Shelter magazines are in the business of creating seductive images of rooms we want to be in, and lifestyles we want to have. I love to create images that seduce, but truth be told, not all homes are as beautiful, or as well-styled as we see in print.
I can however tell you, with great confidence, that more than a decade later this home looks as good now as it did then…
Caroline is a woman who has cultivated great skill in living well; this includes creating extraordinary environments to call home, and taking care of her environments, and herself.
A bronze torso by sculptor Auguste Rodin that came from Hirsch’s previous apartment commands the Entry Foyer – exhibiting a strength that seems capable of twisting the stairs into their curved form.
The Foyer table holds a Roman head, a mid-century bronze lamp, and a lacquered Chinese box.
The views from this apartment are part of the decor and are extraordinary at any time of day or night, looking directly over the UN Building and the East River at its widest point and into mid-town Manhattan.

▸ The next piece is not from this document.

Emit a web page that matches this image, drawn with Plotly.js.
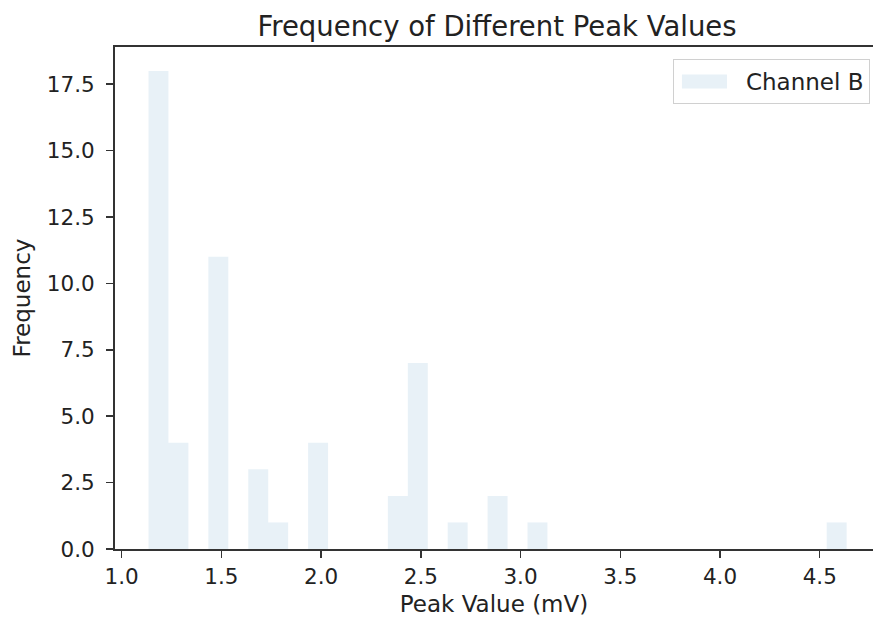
<!DOCTYPE html>
<html>
<head>
<meta charset="utf-8">
<script src="https://cdn.plot.ly/plotly-3.0.1.min.js"></script>
<style>
  html, body { margin: 0; padding: 0; background: #fff; overflow: hidden; }
  #chart { width: 873px; height: 626px; }
</style>
</head>
<body>
<div id="chart"></div>
<script>
// Histogram of peak values (Channel B): left edge of each non-empty bin and its count
const binLeft = [1.135, 1.235, 1.435, 1.635, 1.735, 1.935, 2.335, 2.435, 2.635, 2.835, 3.035, 4.535];
const counts  = [18, 4, 11, 3, 1, 4, 2, 7, 1, 2, 1, 1];
const binWidth = 0.1;

const xTicks = [1.0, 1.5, 2.0, 2.5, 3.0, 3.5, 4.0, 4.5];
const yTicks = [0, 2.5, 5, 7.5, 10, 12.5, 15, 17.5];

const FONT = "DejaVu Sans, sans-serif";
const TXT = "#222";
const AX = "#333";

const trace = {
  type: "bar",
  name: "Channel B",
  x: binLeft,
  y: counts,
  width: binLeft.map(() => binWidth),
  offset: 0,
  marker: { color: "rgba(31,119,180,0.1)", line: { width: 0 } },
  hoverinfo: "x+y"
};

const layout = {
  width: 873,
  height: 626,
  margin: { l: 115, r: 0, t: 47, b: 77 },
  paper_bgcolor: "#fff",
  plot_bgcolor: "#fff",
  font: { family: FONT, size: 21, color: TXT },
  title: {
    text: "Frequency of Different Peak Values",
    font: { family: FONT, size: 27.5, color: TXT },
    xref: "container", x: 497 / 873, xanchor: "center",
    yref: "container", y: 1 - 26 / 626, yanchor: "middle"
  },
  xaxis: {
    range: [0.967, 4.767],
    tickvals: xTicks,
    tickformat: ".1f",
    ticks: "outside", ticklen: 7, tickwidth: 1.5, tickcolor: AX,
    showline: true, linecolor: AX, linewidth: 2, mirror: true,
    showgrid: false, zeroline: false,
    tickfont: { family: FONT, size: 21.5, color: TXT },
    title: { text: "Peak Value (mV)", font: { family: FONT, size: 23, color: TXT }, standoff: 8 }
  },
  yaxis: {
    range: [0, 18.9],
    tickvals: yTicks,
    tickformat: ".1f",
    ticks: "outside", ticklen: 7, tickwidth: 1.5, tickcolor: AX,
    ticklabelstandoff: 7,
    showline: true, linecolor: AX, linewidth: 2, mirror: false,
    showgrid: false, zeroline: false,
    tickfont: { family: FONT, size: 21.5, color: TXT },
    title: { text: "Frequency", font: { family: FONT, size: 23, color: TXT }, standoff: 10 }
  },
  showlegend: true,
  legend: {
    x: 0.996, xanchor: "right",
    y: 0.976, yanchor: "top",
    bgcolor: "rgba(255,255,255,0.85)",
    bordercolor: "#d0d0d0", borderwidth: 1,
    font: { family: FONT, size: 23, color: TXT },
    itemwidth: 62
  }
};

Plotly.newPlot("chart", [trace], layout, { displayModeBar: false, staticPlot: true }).then(gd => {
  // widen the legend patch into a flat rectangle
  gd.querySelectorAll(".legendpoints path").forEach(p => {
    p.setAttribute("d", "M-28,-7H17V7H-28Z");
  });
});
</script>
</body>
</html>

Early on it was decided to keep the palette of the interior understated to celebrate the view and defer to the the art.
Caroline brought some art from her previous residence, but embraced the opportunity of a new place to add many great works of modern and contemporary art.
A fantastic painting by abstract expressionist Joan Mitchell hangs above the 18th century French limestone mantle of the working fireplace, flanked by a pair of 1940’s French wall sconces.
In the Den adjacent to the Living Room is a grouping of superb Jean Dunand vases on top of a custom cabinet.
Over the sofa in the same room we installed the single most thrilling grouping of art that I have ever put together – an early cubist pastel by Jacques Lipchitz, a small 1965 Roy Lichtenstein pencil study for a ‘pop-cubist’ painting he made of a famous Picasso painting, and a work on paper by Franz Kline. A Diego Giacometti cast bronze ‘Ostrich’ sits on the coffee table.
The understated palette continues into the Master Bedroom Suite that includes two bathrooms and two dressing rooms
I look forward to another opportunity to create another environment with a client who has always inspired me to do my best work.